Jacques Rogge, who heads the International Olympic Committee (IOC), the Games’ governing body, invited Lords Coe and Moynihan to IOC headquarters in Lausanne on 7 March in a bid to settle the dispute, but the BOA declined to attend.
The IOC subsequently ruled in favour of Locog, that profits from the Olympics and Paralympics should be counted together. The International Paralympic Committee, led by Xavier Gonzalez, went on to accuse the BOA of “undermining the vision” of London 2012 as a single sports festival.
On 10 March, the BOA upped the ante by announcing it planned to take the dispute over how the surplus Games money is to be used to the independent Court of Arbitration for Sport (CAS).
After being leant on by the government and the IOC, the BOA announced on 6 April it had agreed to suspend legal against against Locog,
Working with UK Sport
Andy Hunt’s warning about his association’s finances was not the first time alarm bells had sounded about BOA finances.
Eyebrows were raised in some quarters when, in 2006, Lord Moynihan hired Sir Clive Woodward, former coach of England’s World Cup-winning rugby union team, as British Olympic Association performance director. Sir Clive’s responsibilities justify a reputed yearly salary of £300,000.
That appointment came to symbolise Lord Moynihan’s wish to make the BOA the hub of British sport rather than UK Sport, the government-funded agency headed by Baroness Sue Campbell which describes its responsibilities as “to underpin and unlock the nation’s Olympic and Paralympic performance potential”.
Sir Clive appeared to signal a rapprochement between BOA and UK Sport when he told The Independent in 2009: “The biggest change I’ve seen in the BOA in the last two years is how we are working much more closely with UK Sport in making sure we are right at the table with them on the performance… For me to be invited onto their Mission 2012 board was a big step forward because it has enabled me to get into vital areas of sport.”
But in February of this year, in a move that attracted little public notice, Sir Clive was among three prominent board members (the other two were Steve Cram and Dame Tanni Grey-Thompson) who stepped down from Mission 2012 in order to “focus on their individual roles elsewhere in the run-up to 2012”. Reports in recent days have linked Sir Clive with a return to rugby as performance director for the Rugby Football Union.
Host city curse
With little more than a year to go before London 2012, Lord Moynihan and Andy Hunt knew they were playing for high stakes in turning the focus on the UK’s administration of the Games.
Before the BOA’s decision to suspend its legal action, IOC spokesman Denis Oswald said he believed the BOA has no chance of winning its potentially costly claim for a greater share of the surplus, commenting: “It could have been avoided.
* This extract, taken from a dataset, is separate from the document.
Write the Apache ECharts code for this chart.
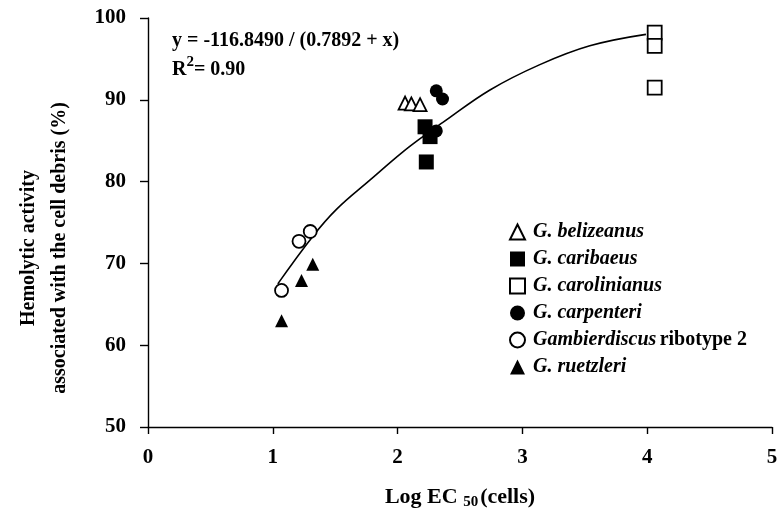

The sooner it is settled, the better, so that we have it behind us.”
Meanwhile, Sports Secretary Jeremy Hunt announced he was “very concerned” by the developments, telling the BBC: “It’s an extraordinary thing, just over a year before the Games, that we’re getting into this sort of dispute which, frankly, isn’t going to benefit anyone.”
Lord Moynihan stated on 28 March that the British government will intervene to help resolve the matter: “The government has agreed to a meeting to discuss an amicable resolution to the current contractual dispute.”
The dispute has highlighted the need for a clarification of the BOA’s purpose. And it may have ensured that the London Games, like so many of its predecessors, has fallen prey to the “host city curse”.